Japanese-Canadian video game developer

 was a video game development, entertainment and holding company.

It was founded in 2008 as in Tokyo, Japan. An international division was later founded in British Columbia, Canada, which acquired all intellectual property and shares of the original Valhalla Game Studios and other affiliates, effectively making them subsidiaries of the Canadian company. To differentiate, the original Valhalla Game Studios is alternatively referred to as VGS Japan. VGS Japan is best known for Devil's Third, their flagship title which went through a long development cycle.

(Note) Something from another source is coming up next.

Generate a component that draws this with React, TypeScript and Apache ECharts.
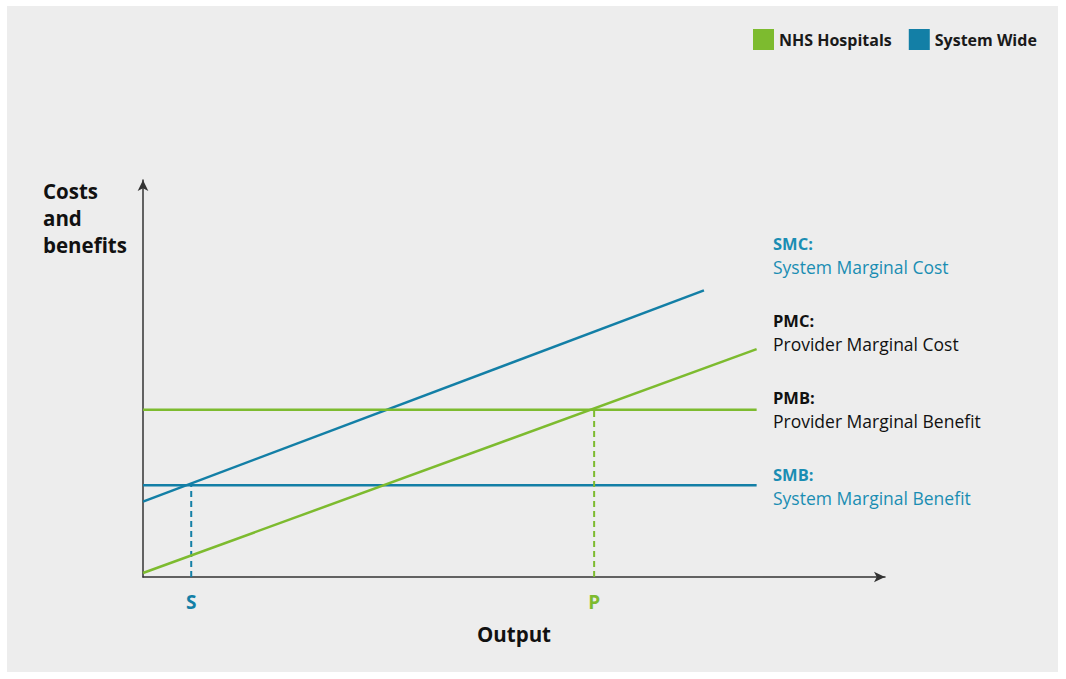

Valhalla's parent company, Wake Up Interactive, was acquired by Tencent for $44 million in November 2021. The following month, Wake Up merged the staff and operations of Valhalla Game Studios into another subsidiary, Soleil Ltd., effectively closing down Valhalla.

== Staff ==
Valhalla was run by former Tecmo staff: Satoshi Kanematsu, who worked on Monster Rancher and Rygar, and Tomonobu Itagaki, a game designer known for his work on the Dead or Alive and Ninja Gaiden series.

== List of games developed by VGS Japan ==

| Title | Publisher | Platform | Release | Additional details |
|---|---|---|---|---|
| Devil's Third | Nintendo | Wii U | 2015 | Former Development co-operation for Nintendo SPD |
| Devil's Third Online | Nexon | PC | 2016 | —N/a |
| Momotaro Dentetsu 2017: Tachiagare Nippon!! | Nintendo | Nintendo 3DS | 2016 | —N/a |

== Projects ==
Since 2009, the company had been working on Devil's Third, a "hyper-violent shooter". Originally developed as a title for the PlayStation 3 and Xbox 360, the game was eventually developed exclusively for the Wii U. Following the closure of development partner THQ, intellectual property rights to Devil's Third were given back to Valhalla Game Studios. The game was re-announced by Nintendo at E3 2014; the title released in 2015. It received "generally unfavorable" reviews from critics, according to review aggregator website Metacritic. In November 2015, it was announced that Valhalla and Nexon would be releasing Devil's Third Online, a PC port of Devil's Thirds multiplayer mode, as part of a partnership. The title would go into open beta in December in Japan and would release in the same region in late January. It was confirmed that features that were absent in the original, such as voice chat, would be added to Devil's Third Online. After a delay, the title released in Japan on June 8, 2016.

== Litigation ==

In November 2015, it was reported that Valhalla Motion Pictures was suing Valhalla Game Studios for trademark infringement, likely due to their similar name and logo.

On March 24, 2016, the United States Patent and Trademark Office denied Valhalla Game Studios' trademark registration on the grounds that there was likelihood of confusion between Valhalla Motion Pictures and Valhalla Games Studios' mark.